I get sappy and introspective during the month of December. If my Husband can deal, so can you. I present to you the following quote:
“Making the decision to have a child is momentous. It is to decide forever to have your heart go walking around outside your body.” -Elizabeth Stone
Any parent can atest to the truth behind that quote. For example, right now, Nick is walking. They’re those unsure steps that come right after the first few steps. Honestly, he’d still rather crawl. He can get there faster and that pleases him. Yet he keeps on trying to walk. And he falls. And bumps his head on things. And sometimes he cries. And every single time, my Mommy Heart breaks.
Or there are the times that I had to leave him with our babysitter when I was still working outside of the home. Of course, at that time, he didn’t really care one way or the other which probably hurt my Mommy Pride and Mommy Heart even more than if he had thrown a fit. Speaking of fits, now attempting to leave him in the nursery on Sunday morning at church has become a sad little nightmare. I don’t want for him to be sad. I feel guilty and upset knowing that leaving him behind caused him distress.
Someday, he’ll grow up and leave this house. And my heart will worry. Always.
And we don’t have to change that quote at all to include birth mothers, do we? In fact, I think it speaks to the plight of the birth mother even more than us “everday Mammas.” Why? Let’s pick apart the wording.
“Making the decision to have a child is momentous.”

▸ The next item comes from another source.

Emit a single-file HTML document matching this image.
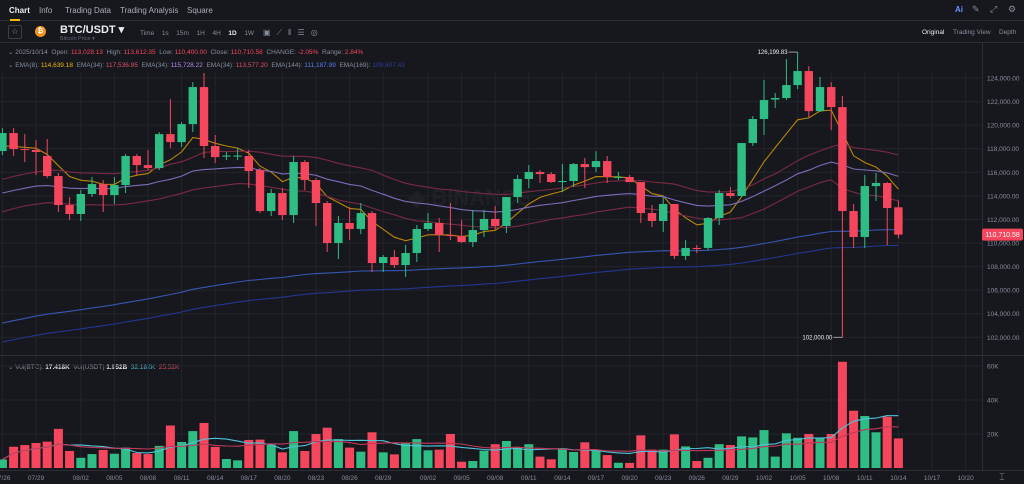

Many of you are about to argue that birth mothers didn’t make the decision to have a child. Wrong. They may not have made the decision to become pregnant; I can agree with that sentiment. Yet at some point in their pregnancy they made a decision to give birth to a child. Some decisions were made because of their pro-life views. Some decisions were made because they found out about their pregnancies too late in the game. All the same, a decision was made to have a child.
And, looking at the quote from the birth mother’s point of view, this next line screams at me even more so:
“It is to decide forever to have your heart go walking around outside your body.”
Of course, in this point of view, we’re taking the “outside of your body” very, very literally. My heart goes walking on the East Coast of this country. She runs there. She laughs there. She lives there. And that decision? It is forever. She will forever be someone else’s daughter. Outside of my body is also outside of my control. (Not that I can “control” Nicholas but I have a say in his parenting. With the Munchkin, I do not. It’s that simple.)
I used to have this in my signature on the forums, during my pregnancy with Nicholas. It’s a two-fold quotation for me. I am an “everyday Mamma.” I cringe with fear as he attempts to climb into or on top of his toy box, as he explores his world which will inevitably involve hurt, either physical or emotional. I sigh with disbelief every time I pack away clothes that he has outgrown. But I’m also a birth mother. I worry from far away. I worry different things. Will she be angry? Will she understand? Will she care? Will she be privvy to everything I hoped for her? Will she be President? (Hey, she could be.)
I have two hearts walking around this world, both outside of my own body. One near, one far. And goodness, I love them both.